Marketers expressed dissatisfaction with the process followed by President Bola Tinubu in the removal of subsidies on petrol, citing a lack of pre-removal measures. They argued that operational refineries and resolutions on foreign exchange matters should have been in place before the removal of the petrol subsidy.
The marketers questioned the Federal Government’s effectiveness in addressing the illicit trading of dollars within the country.
During the meeting, NOGASA President, Mr. Benneth Korie, emphasized the significant pressure faced by the downstream sector. He highlighted that many stations were shutting down due to challenging operational conditions.
Korie stated, “Depot owners are so terribly affected by the increasing cost of crude and the exchange rate to the extent that many depots are practically deserted as their owners are unable to secure bank loans to fund their business due to high-interest rates.”
He further explained that banks were reluctant to guarantee funds release to stakeholders due to difficulties, instability, and rapidly fluctuating foreign exchange rates. Consequently, many depots are reportedly depleted or out of stock.

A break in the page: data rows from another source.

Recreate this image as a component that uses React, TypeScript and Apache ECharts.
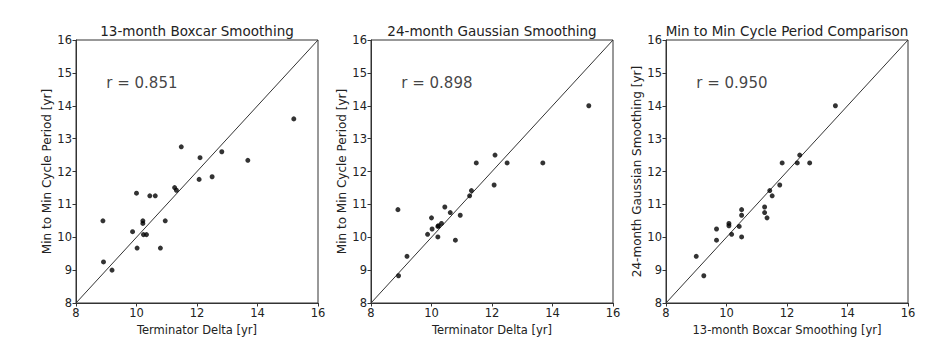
import React, { useEffect, useRef } from "react";
import * as echarts from "echarts";

// Per-cycle values (years)
const termDelta = [15.2, 11.48, 12.1, 12.82, 13.68, 12.07, 12.5, 11.26, 11.32, 10.0, 10.44, 10.62, 8.89, 10.95, 10.21, 10.21, 9.87, 10.23, 10.33, 10.02, 10.79, 8.91, 9.19];
const boxcar = [13.6, 12.75, 12.42, 12.6, 12.34, 11.76, 11.84, 11.51, 11.43, 11.34, 11.26, 11.26, 10.5, 10.5, 10.5, 10.42, 10.17, 10.08, 10.08, 9.67, 9.67, 9.25, 9.0];
const gaussian: (number | null)[] = [14.0, 12.26, 12.5, null, 12.26, 11.59, 12.26, 11.26, 11.42, 10.59, 10.92, 10.75, 10.84, 10.67, 10.01, 10.33, 10.09, 10.35, 10.42, 10.25, 9.91, 8.83, 9.42];

const titles = ["13-month Boxcar Smoothing", "24-month Gaussian Smoothing", "Min to Min Cycle Period Comparison"];
const xNames = ["Terminator Delta [yr]", "Terminator Delta [yr]", "13-month Boxcar Smoothing [yr]"];
const yNames = ["Min to Min Cycle Period [yr]", "Min to Min Cycle Period [yr]", "24-month Gaussian Smoothing [yr]"];
const rValues = ["r = 0.851", "r = 0.898", "r = 0.950"];
const axisMin = 8;
const axisMax = 16;
const rTextPos = [9, 14.7];

const FONT = "DejaVu Sans";

export default function App() {
  const ref = useRef<HTMLDivElement>(null);
  useEffect(() => {
    if (!ref.current) return;
    const chart = echarts.init(ref.current, undefined, { renderer: "svg" });

    const pairs1 = termDelta.map((x, i) => [x, boxcar[i]]);
    const pairs2 = termDelta
      .map((x, i) => [x, gaussian[i]])
      .filter((p) => p[1] !== null);
    const pairs3 = boxcar
      .map((x, i) => [x, gaussian[i]])
      .filter((p) => p[1] !== null);
    const panels = [pairs1, pairs2, pairs3];

    const lefts = [76, 371, 666];
    const gw = 242;
    const top = 40;
    const gh = 263;

    const grids = lefts.map((l) => ({
      left: l,
      top,
      width: gw,
      height: gh,
      show: true,
      borderColor: "#333",
      borderWidth: 1,
      backgroundColor: "transparent",
    }));

    const axisCommon = {
      type: "value",
      min: axisMin,
      max: axisMax,
      nameLocation: "middle",
      axisLine: { show: true, lineStyle: { color: "#333", width: 1 } },
      axisTick: { show: true, inside: false, length: 3.5, lineStyle: { color: "#333" } },
      axisLabel: { fontSize: 11.5, color: "#222", fontFamily: FONT, margin: 4 },
      splitLine: { show: false },
    };

    const xAxes = lefts.map((_, i) => ({
      ...axisCommon,
      gridIndex: i,
      interval: 2,
      name: xNames[i],
      nameGap: 19,
      nameTextStyle: { fontSize: 11.5, color: "#222", fontFamily: FONT },
    }));
    const yAxes = lefts.map((_, i) => ({
      ...axisCommon,
      gridIndex: i,
      interval: 1,
      name: yNames[i],
      nameGap: 21,
      nameTextStyle: { fontSize: 12, color: "#222", fontFamily: FONT },
    }));

    const series: any[] = [];
    panels.forEach((pts, i) => {
      series.push({
        type: "line",
        xAxisIndex: i,
        yAxisIndex: i,
        data: [
          [axisMin, axisMin],
          [axisMax, axisMax],
        ],
        symbol: "none",
        lineStyle: { color: "#333", width: 1 },
        silent: true,
        z: 1,
      });
      series.push({
        type: "scatter",
        xAxisIndex: i,
        yAxisIndex: i,
        data: pts,
        symbol: "circle",
        symbolSize: 5,
        itemStyle: { color: "#000" },
        z: 3,
      });
      series.push({
        type: "scatter",
        xAxisIndex: i,
        yAxisIndex: i,
        data: [rTextPos],
        symbolSize: 0,
        silent: true,
        label: {
          show: true,
          position: "right",
          distance: 0,
          formatter: rValues[i],
          fontSize: 15,
          color: "#111",
          fontFamily: FONT,
        },
      });
    });

    const graphic = lefts.map((l, i) => ({
      type: "text",
      x: l + gw / 2,
      y: 30.5,
      style: {
        text: titles[i],
        font: `13.5px "${FONT}"`,
        fill: "#222",
        textAlign: "center",
        textVerticalAlign: "middle",
        align: "center",
        verticalAlign: "middle",
      },
    }));

    chart.setOption({
      animation: false,
      backgroundColor: "#fff",
      grid: grids,
      xAxis: xAxes,
      yAxis: yAxes,
      series,
      graphic,
    });
    return () => chart.dispose();
  }, []);
  return (
    <div
      ref={ref}
      style={{ position: "absolute", left: 0, top: 0, width: 937, height: 363 }}
    />
  );
}
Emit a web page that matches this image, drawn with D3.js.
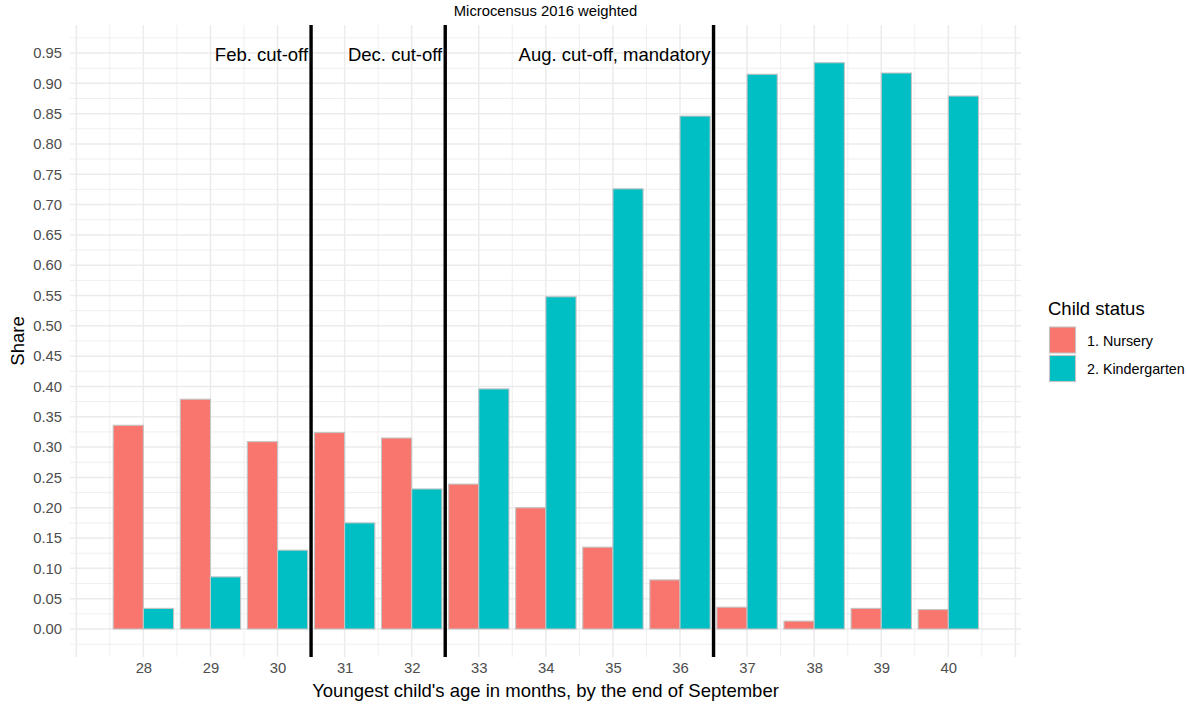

The dire situation also affects filling stations, making it exceedingly difficult for owners to secure funds for procuring products. Korie revealed that both independent and major marketers are facing severe challenges, leading to a daily increase in the closure of filling stations. Dealers are reportedly going out of business, with many others on the brink of bankruptcy due to their struggles in obtaining funds to fulfill orders for their stations.